Aishwarya Rutuparna Pradhan, 32, is being increasingly written about in local and national media for her decision to be out as trans. Pradhan, born in a village under the G. Udayagiri block of Kandhamal district, Odisha, faced rebukes and taunts from her father and siblings as a gender-different child. Undeterred, she focused on her education, completing an undergraduate degree from the Indian Institute of Mass Communication, and her post-graduation in public administration from Utkal University in 2005. She entered the Odisha Financial Service in 2010, and now serves as a Commercial Tax Officer (CTO) in Paradip Port Township.

She appeared in all examinations as her assigned gender.

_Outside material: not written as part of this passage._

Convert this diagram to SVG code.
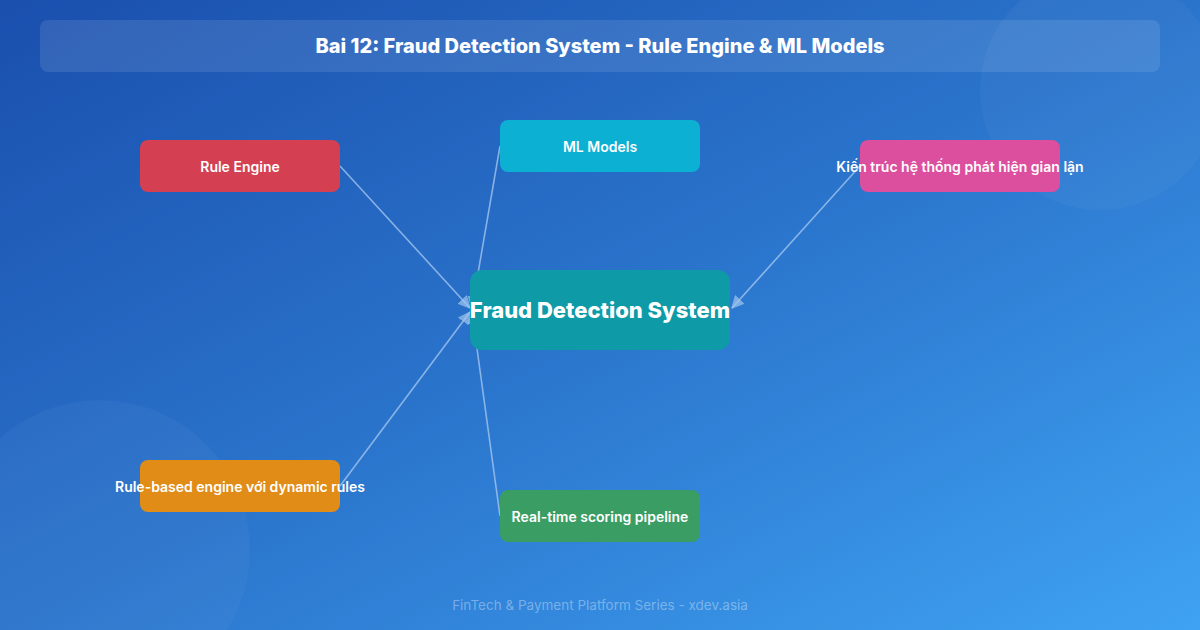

Following her social transition in 2010, she appears to have gained acceptance as a transperson in the workplace, even though she continues to face taunts in the marketplace.

“The very people who were addressing me as ‘sir’ are now addressing me as ‘madam’. I did not face unpleasant situation as my superior officer is very supportive” she said in a quote to Update Odisha.

Pradhan remains involved with the Bhubaneswar-based community group Sakha that she co-founded in 2009. Her aspirations include building a shelter home for transpeople and advocating for adoption rights for individuals in the trans community.

Speaking to media, Pradhan, who recently filed her gender-change affidavit before an executive magistrate, has credited the Supreme Court NALSA judgement of 2014 for her decision to change her gender officially and embrace a third gender identity.

The state of Odisha has seen much progress in recent years around visibility of LGBT issues, including advocacy with government stakeholders, media, and mental health providers, due to the efforts of community groups and other civil society organizations. Following a sensitization event in February 2015 on the NALSA judgement, several legal service providers came forward to help transgender individuals prepare gender change affidavits based on self-declaration. Over 70 transgender individuals have, since, opted for legal gender change, most as the third gender and a few as women.

The state government of Odisha, through its newly created Department of Social Security and Empowerment of Persons with Disabilities (SSEPD), has announced plans to implement the five schemes for transgender people announced by the Central Government’s Ministry for Social Justice and Empowerment. These include pre- and post- matric scholarships, livelihood and pension schemes, and financial assistance to parents of transgender/gender-nonconforming children as a motivation for retaining children within natal families. The Department has also constituted a community-inclusive 16-member advisory panel to take forward the work of forming state- and district- level transgender certification committees, More recently, the Odisha Human Rights Commission has directed the state government to include transgender people in the National Food Security Act (NFSA), with entitlements (five kg of food grains per month under the Public Distribution System)

One hopes that the publicity surrounding Pradhan’s gender helps the government realize that transgender people are not only a “them”, a marginalized group requiring access to schemes, entitlements and protection from discrimination. They may well be one of “us”.  A gazetted officer in the state administrative service. Who is simply asking for full inclusion for all like her. And like us.

 


Note: This post does not intend to tow the “respectability politics” line of valorizing a particular occupation. We demand rights and dignity for all trans* and queer people, whether sex worker or employee in the organized workforce.